Nagain also spoke of Katrina as "a great cleansing", not in the sense Mr. Riess means, but in an opportunity to put aside some of the ways of the past. He was speaking of the poor services and corruption thas has plagued local government. I couldn't agree with him more, and would extend it to the views of those like Mr. Riess.

If the people of New Orleans are going to have the ability to return, the city is going to need action. The malign neglect of the federal government cannot be allowed to continue. Deliberate inaction in provoding immediate housing relief inside the city of New Orleans, in my view, differs from the ethnic cleansing campaigns of tribal Africa or central Europe only by degree of ruthlessness, and not by kind.

Currently, tens of thousands of Katrina survivors are scattered around the country in emergency housing programs that can fairly be considered a failure and a waste of taxpayer dollars. Many were quickly moved into hotels and out of shelters, most likely to ease any unrest as the malign neglect and federal corruption in the rebuilding process. Others have been placed out into apartments, some in areas where the FEMA housing assistance payment doesn't make the rent payment.

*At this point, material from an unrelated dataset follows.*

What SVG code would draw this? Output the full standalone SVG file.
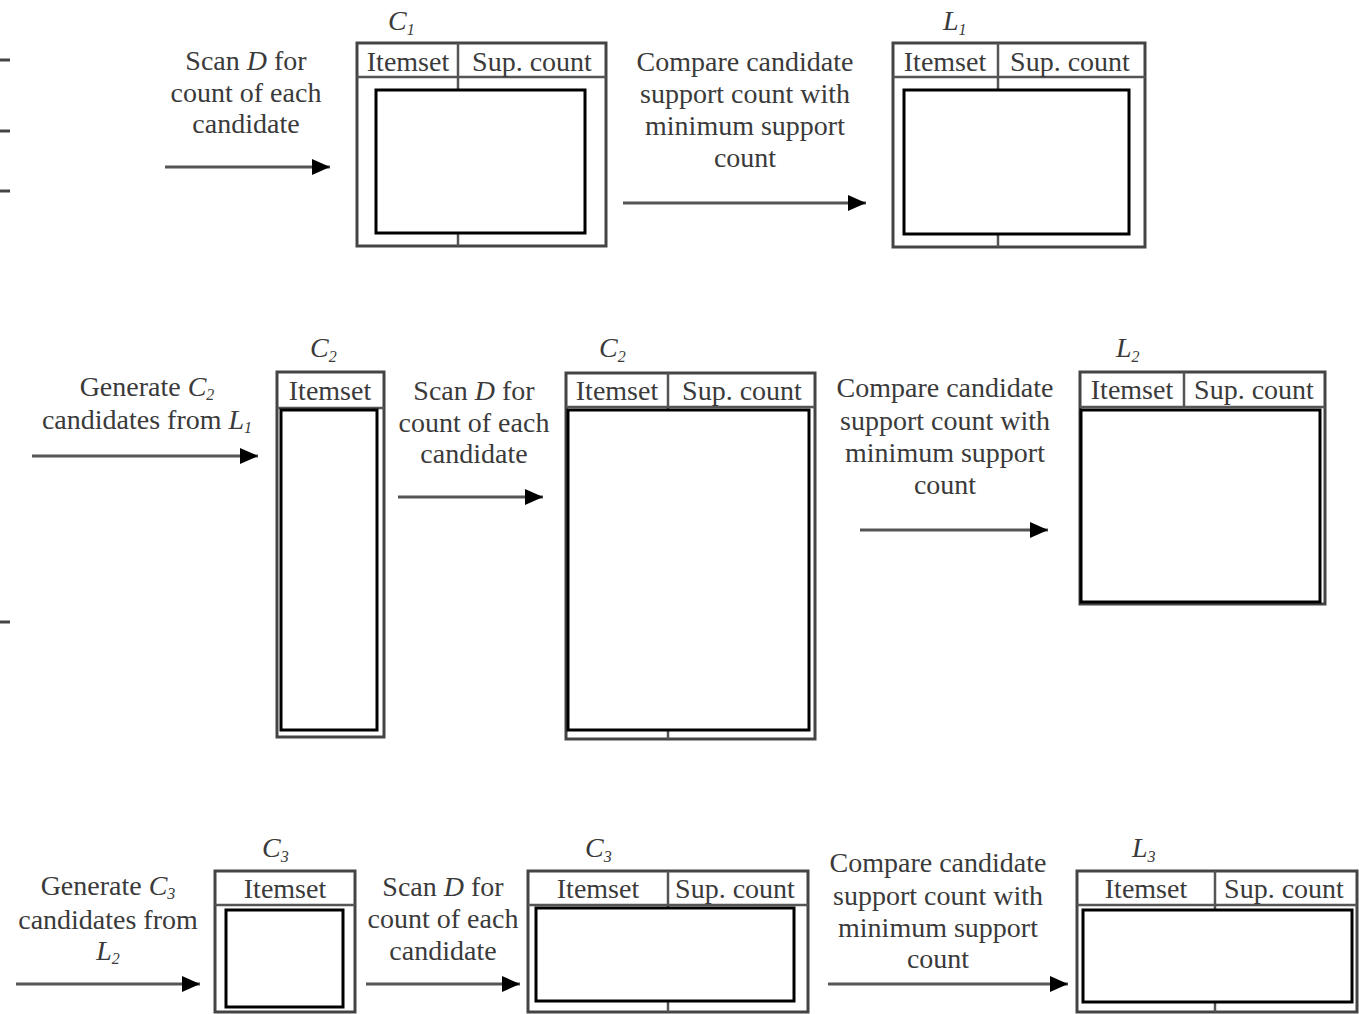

These resources need to be spent on immediate housing aid inside the city, so that people can return and begin to take the jobs in reconstruction and in re-opened industries at home in New Orleans. Until the federal government takes action to correct this, one can fairly assume that this is not malign neglect but a deliberate program to try to redistribute people away from the city, in exactly the way Mr. Riess and his co-conspirators outlined in the Wall Street Journal
For information about laws regarding landlords and tenants in Louisiana, the Times-Picayune recommended readers go to www.lawhelp.org/la.